"Jestem gnieciona, dotykana, wręcz obmacywana". Lipowska gorzko o zachowaniu niektórych fanów
- Sanatorium w Busku-Zdroju to miejsce, do którego gwiazda "M jak miłość" chętnie ucieka w przerwach między nagraniami
- Jednak zachowanie niektórych kuracjuszy nie sprzyja odpoczynkowi
- Aktorka w nowym wywiadzie opowiedziała, co robią fani, gdy ją tam zobaczą
Teresa Lipowska jest aktywna zawodowo od ponad 70 lat. Aktorka debiutowała na wielkim ekranie w 1950 roku rolą w filmie "Pierwszy start". Dziś najbardziej kojarzona jest z postaci Barbary Mostowiak. W końcu w serialu "M jak miłość" gra już od ponad 20 lat.
Lipowska o blaskach i cieniach sławy. Zachowania niektórych fanów szokują
Tak długa i bogata kariera zaowocowała ogromną popularnością Lipowskiej. Aktorka udzieliła ostatnio wywiadu portalowi Echo Dnia, gdzie wiele mówiła o tym, że zdarza jej się wyjeżdżać do sanatorium. Jednak i tam zaczepiają ją fani. Czy to jej przeszkadza?
– To zależy. Popularność bywa bardzo przyjemna. Często, gdy ktoś kulturalnie rozpocznie rozmowę, siadam z nim do kawy. Ale czasami bywa i tak, że ktoś z daleka krzyczy "ja panią znam, pani Basiu". Lubują się w tym szczególnie kuracjuszki. Podbiegają i wtedy jestem przytrzymywana, gnieciona, dotykana, wręcz obmacywana. To są minusy popularności. Można się do tego przyzwyczaić, ale do pewnego stopnia – przyznała.

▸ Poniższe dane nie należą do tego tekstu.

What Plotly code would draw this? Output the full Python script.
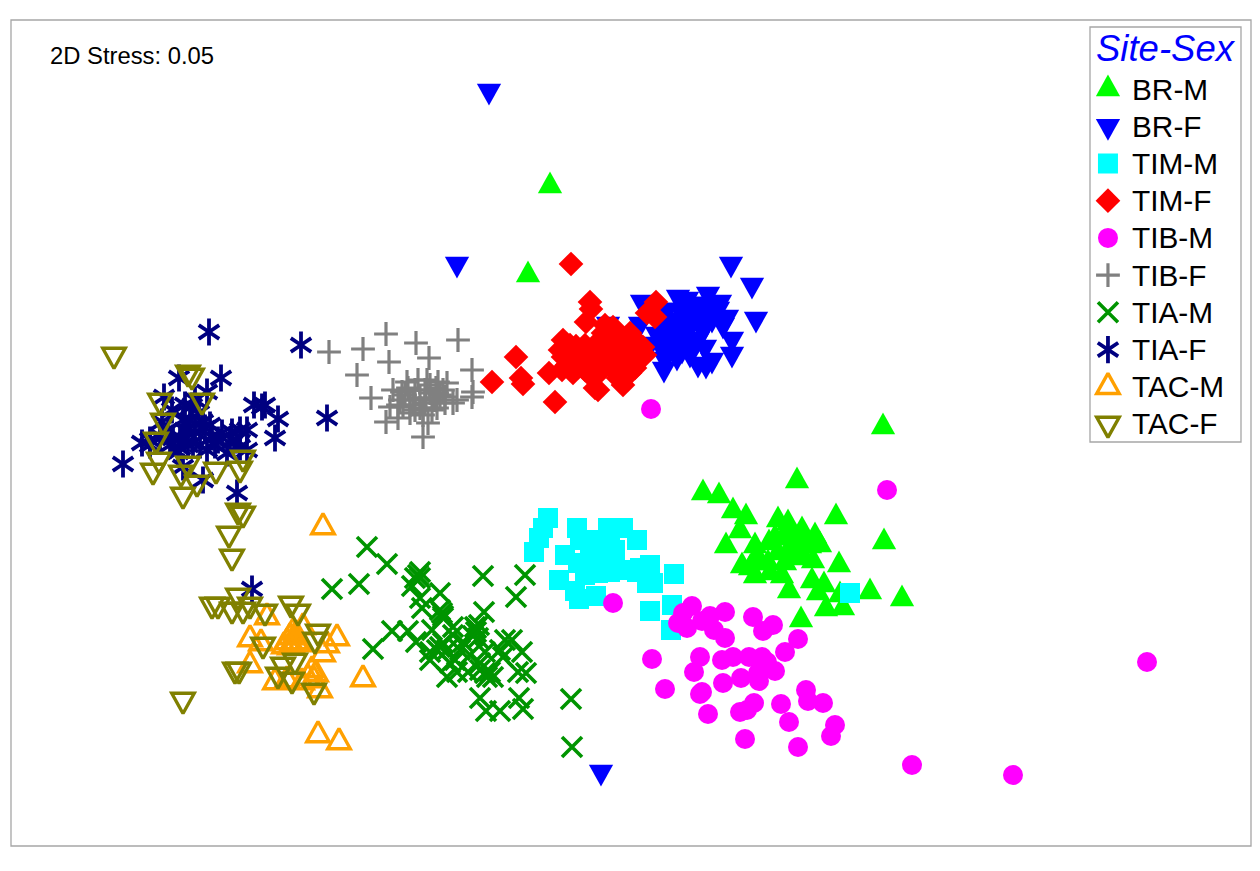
import plotly.graph_objects as go

labels = ["BR-M", "BR-F", "TIM-M", "TIM-F", "TIB-M", "TIB-F", "TIA-M", "TIA-F", "TAC-M", "TAC-F"]

br_m_x = [550,528,883,797,703,719,733,746,740,726,836,884,839,870,902,801,778,788,802,815,820,755,769,783,797,810,803,813,742,755,782,757,768,778,788,812,789,824,818,840,826,843,775,790,805,760,785,795,800,770,750]
br_m_y = [186,275,427,481,493,496,511,517,531,546,517,542,565,592,599,620,520,523,530,536,545,546,543,538,543,546,556,561,566,576,576,556,563,553,551,581,591,585,593,595,609,608,538,533,543,563,563,558,538,573,568]
br_f_x = [489,457,601,731,752,756,642,678,687,708,707,718,727,732,732,664,677,698,706,712,690,670,683,670,687,703,667,680,690,703,723,657,663,690,608,640,700,677,682,695,712,675,698,660,650,665,675,705,720,660,690,710]
br_f_y = [91,264,772,264,285,319,302,297,299,294,304,309,317,339,354,369,357,364,365,360,354,347,337,324,320,320,310,310,307,330,325,334,350,344,324,324,304,320,350,317,319,332,339,322,344,359,342,347,302,337,327,312]
tim_m_x = [548,543,539,534,577,608,623,637,580,565,593,610,578,598,598,610,622,637,650,647,653,559,575,579,596,674,650,672,671,850,590,605,585,615,628,640]
tim_m_y = [518,528,538,552,528,528,528,540,540,555,540,543,563,553,573,572,570,572,565,583,583,580,591,599,596,574,611,605,630,593,550,560,575,550,570,568]
tim_f_x = [571,590,591,586,516,492,521,523,555,549,563,563,576,573,562,567,580,592,595,598,623,630,637,643,630,613,603,597,610,620,607,623,633,656,647,655,617,595,575,585,590,600,605,615,625,605,620,635,612,585,570,560,567,640,628,600,645,635,618]
tim_f_y = [264,302,309,322,357,382,378,384,402,373,340,357,346,373,370,353,360,377,388,390,385,373,357,347,333,327,333,343,347,353,363,363,348,302,313,317,340,355,355,345,365,355,340,355,345,325,335,340,368,370,345,350,365,345,365,372,355,368,378]
tib_m_x = [651,887,613,692,683,710,725,678,687,702,714,725,753,763,773,798,785,652,700,694,722,733,749,762,767,775,723,741,759,758,665,702,700,806,808,823,781,754,747,740,708,789,835,831,745,798,1147,912,1013]
tib_m_y = [409,490,603,606,613,616,612,623,628,621,630,638,617,631,625,639,652,659,657,672,660,657,657,657,662,671,683,678,681,673,689,692,694,690,701,703,704,703,710,712,714,722,725,736,739,747,662,765,775]
tib_f_x = [386,329,363,416,458,429,389,357,472,371,386,398,423,473,472,407,402,393,390,403,413,427,438,430,443,433,445,457,423,428,423,447,437,410,453,400,418,437,425,405,415,420,410,430,435,440,425,415,445,432,398,408,420,426,436]
tib_f_y = [334,352,349,343,340,358,362,375,370,398,422,418,437,392,397,382,392,390,407,407,400,380,382,393,390,400,403,400,410,423,415,383,408,413,403,400,380,393,403,395,390,398,405,385,400,395,390,410,397,410,405,388,408,398,388]
tia_m_x = [367,387,332,359,418,412,420,440,420,422,442,443,483,525,516,484,373,392,408,416,432,453,475,476,478,505,522,430,443,453,463,430,450,485,503,518,526,447,457,468,485,490,493,480,486,500,519,523,571,572,437,440,480,476,473,479,443,440,415,420,447,455,480,487,460,470,500,512]
tia_m_y = [547,564,589,584,575,586,578,593,598,608,613,616,576,575,597,612,649,631,631,642,630,627,627,632,638,640,652,652,643,635,642,660,663,652,657,672,673,677,672,672,673,672,677,698,711,711,698,709,699,747,650,647,663,628,636,625,618,610,578,572,650,660,670,677,650,655,650,640]
tia_f_x = [209,301,179,221,164,207,185,254,265,262,278,275,327,123,142,162,173,190,203,205,180,193,207,222,232,247,230,240,227,247,183,203,237,252,192,199,212,185,170,178,195,215,236,150,160,172,183,195,210,218,240,188,200,168,180,150]
tia_f_y = [332,345,378,378,397,392,405,405,405,407,419,438,418,464,443,422,438,420,422,428,437,443,450,433,432,430,443,447,453,450,467,480,493,589,406,413,437,430,445,452,432,445,440,440,436,410,420,400,425,440,430,445,445,430,448,445]
tac_m_x = [323,363,318,339,290,293,287,296,292,290,296,300,284,312,316,308,314,267,250,261,337,327,323,303,250,275,287,302,320]
tac_m_y = [527,679,735,742,637,632,642,642,645,647,634,644,646,670,674,678,680,617,639,643,638,645,654,627,665,682,680,682,690]
tac_f_x = [114,188,192,160,202,163,156,159,153,188,181,197,216,243,240,183,238,243,229,232,183,238,212,218,232,243,250,265,291,298,318,315,263,235,239,283,295,278,292,314]
tac_f_y = [355,373,376,401,401,421,440,460,471,464,473,483,470,458,469,495,511,514,534,557,700,596,605,605,610,610,605,612,604,612,632,640,645,670,670,665,661,675,680,691]

xs = [br_m_x, br_f_x, tim_m_x, tim_f_x, tib_m_x, tib_f_x, tia_m_x, tia_f_x, tac_m_x, tac_f_x]
ys = [br_m_y, br_f_y, tim_m_y, tim_f_y, tib_m_y, tib_f_y, tia_m_y, tia_f_y, tac_m_y, tac_f_y]
colors = ["#00ff00", "#0000ff", "#00ffff", "#ff0000", "#ff00ff", "#808080", "#009400", "#000080", "#ffa000", "#808000"]
# each glyph: (symbol, size, line width); TIA-F's six-armed star is y-up over y-down
glyphs = [
    [("triangle-up", 21, 0)], [("triangle-down", 21, 0)], [("square", 20, 0)], [("diamond", 19, 0)],
    [("circle", 20, 0)], [("cross-thin", 17, 3.2)], [("x-thin", 20, 3.6)],
    [("y-up", 17, 3.8), ("y-down", 17, 3.8)],
    [("triangle-up-open", 19.5, 3.4)], [("triangle-down-open", 19.5, 3.4)],
]

fig = go.Figure()
for name, x, y, c, gl in zip(labels, xs, ys, colors, glyphs):
    for sym, size, lw in gl:
        fig.add_trace(go.Scatter(x=x, y=y, mode="markers", name=name, showlegend=False,
                                 marker=dict(symbol=sym, size=size, color=c, line=dict(color=c, width=lw))))
        # key entry, same glyph on the key's own category axis
        fig.add_trace(go.Scatter(x=[0.119], y=[name], xaxis="x2", yaxis="y2", mode="markers", name=name,
                                 showlegend=False, hoverinfo="skip",
                                 marker=dict(symbol=sym, size=size, color=c, line=dict(color=c, width=lw))))

FONT = "Liberation Sans"
for name in labels:
    fig.add_annotation(x=0.265, y=name, xref="x2", yref="y2", text=name, showarrow=False, xanchor="left",
                       font=dict(family=FONT, size=29.8, color="#000000"))
fig.add_annotation(x=0.5, y=1.0, xref="x2 domain", yref="y2 domain", text="<i>Site-Sex</i>", showarrow=False,
                   yanchor="bottom", yshift=-1, font=dict(family=FONT, size=36.5, color="#0000ff"))
fig.add_annotation(x=37 / 1240, y=1 - 35 / 826, xref="paper", yref="paper", text="2D Stress: 0.05", showarrow=False,
                   xanchor="left", yanchor="middle", font=dict(family=FONT, size=23.8, color="#000000"))

border = dict(color="#a6a6a6", width=1.3)
fig.add_shape(type="rect", xref="paper", yref="paper", x0=0, x1=1, y0=0, y1=1, line=border)
fig.add_shape(type="rect", xref="paper", yref="paper", x0=1079 / 1240, x1=1230 / 1240,
              y0=(846 - 442) / 826, y1=(846 - 27) / 826, line=border)

hidden = dict(visible=False, showgrid=False, zeroline=False)
fig.update_layout(
    width=1244, height=855, margin=dict(l=3, r=1, t=12, b=17),
    paper_bgcolor="white", plot_bgcolor="white", showlegend=False,
    xaxis=dict(range=[11, 1251], **hidden),
    yaxis=dict(range=[846, 20], **hidden),
    xaxis2=dict(domain=[1079 / 1240, 1230 / 1240], range=[0, 1], anchor="y2", **hidden),
    yaxis2=dict(domain=[(846 - 442.6) / 826, (846 - 70.4) / 826], type="category", categoryorder="array",
                categoryarray=labels, range=[9.5, -0.5], anchor="x2", **hidden),
)

# Plotly's triangle symbols are flatter than the reference's near-equilateral ones: stretch them vertically.
stretch = """
document.getElementById('{plot_id}').querySelectorAll('path.point').forEach(function (p) {
  if (/^M[^H]*H[^L]*L0,[^Z]*Z$/.test(p.getAttribute('d') || '')) {
    p.setAttribute('transform', p.getAttribute('transform') + ' scale(1,1.38)');
    p.setAttribute('vector-effect', 'non-scaling-stroke');
  }
});
"""
fig.write_html("out.html", post_script=stretch)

W dalszej części wywiadu zdradziła, że w młodości wcale nie myślała o aktorstwie. – Zawsze chciałam być lekarzem pediatrą, ale, za namową mojej polonistki, w wieku 16 lat złożyłam dokumenty na studia aktorskie w Łodzi. Mając 20 lat byłam już po studiach. Wcześnie, bo wtedy, po wojnie, cykl edukacyjny był zupełnie inny niż dzisiaj – mówiła.
– Po latach kariery mogę na pewno powiedzieć, że zawód aktora mnie nie zawiódł. Kontakt z ludźmi, możność bycia co dzień kimś innym, wcielanie się psychologiczne w różne postacie, to fascynujące. Ale jednocześnie trudne. Ludzie myślą, dosłownie, że aktor wyjdzie na scenę, podskoczy trzy razy i idzie do domu. To nie tak. Aktorstwo to wielogodzinne próby, dużo wyrzeczeń. Napięcia w rodzinie, bo ja przecież prowadziłam dom, wychowywałam syna, gotowałam, to było zawsze na pierwszym miejscu. A więc to niełatwy chleb – podkreśliła Lipowska.
85-latkę najbardziej satysfakcjonuje to, że mimo sędziwego wieku nie narzeka na brak ofert pracy. Wyznała, że przez siedem dekad ani jednego dnia nie była bezrobotna.
– Myślałam, że na emeryturze się to zmieni, ale gdzie tam! Nie mogłam się opędzić od ofert. To miłe, tym bardziej że ja nigdy nie byłam czołową aktorką, tak jak na przykład Krystyna Janda czy Magda Zawadzka. Ale jeśli ciągle jestem angażowana do mniejszych czy większych ról, ludzie mnie pamiętają i rozpoznają, to dla mnie największy sukces. Nie byłam gwiazdą jednego sezonu, która nagle zgasła – powiedziała.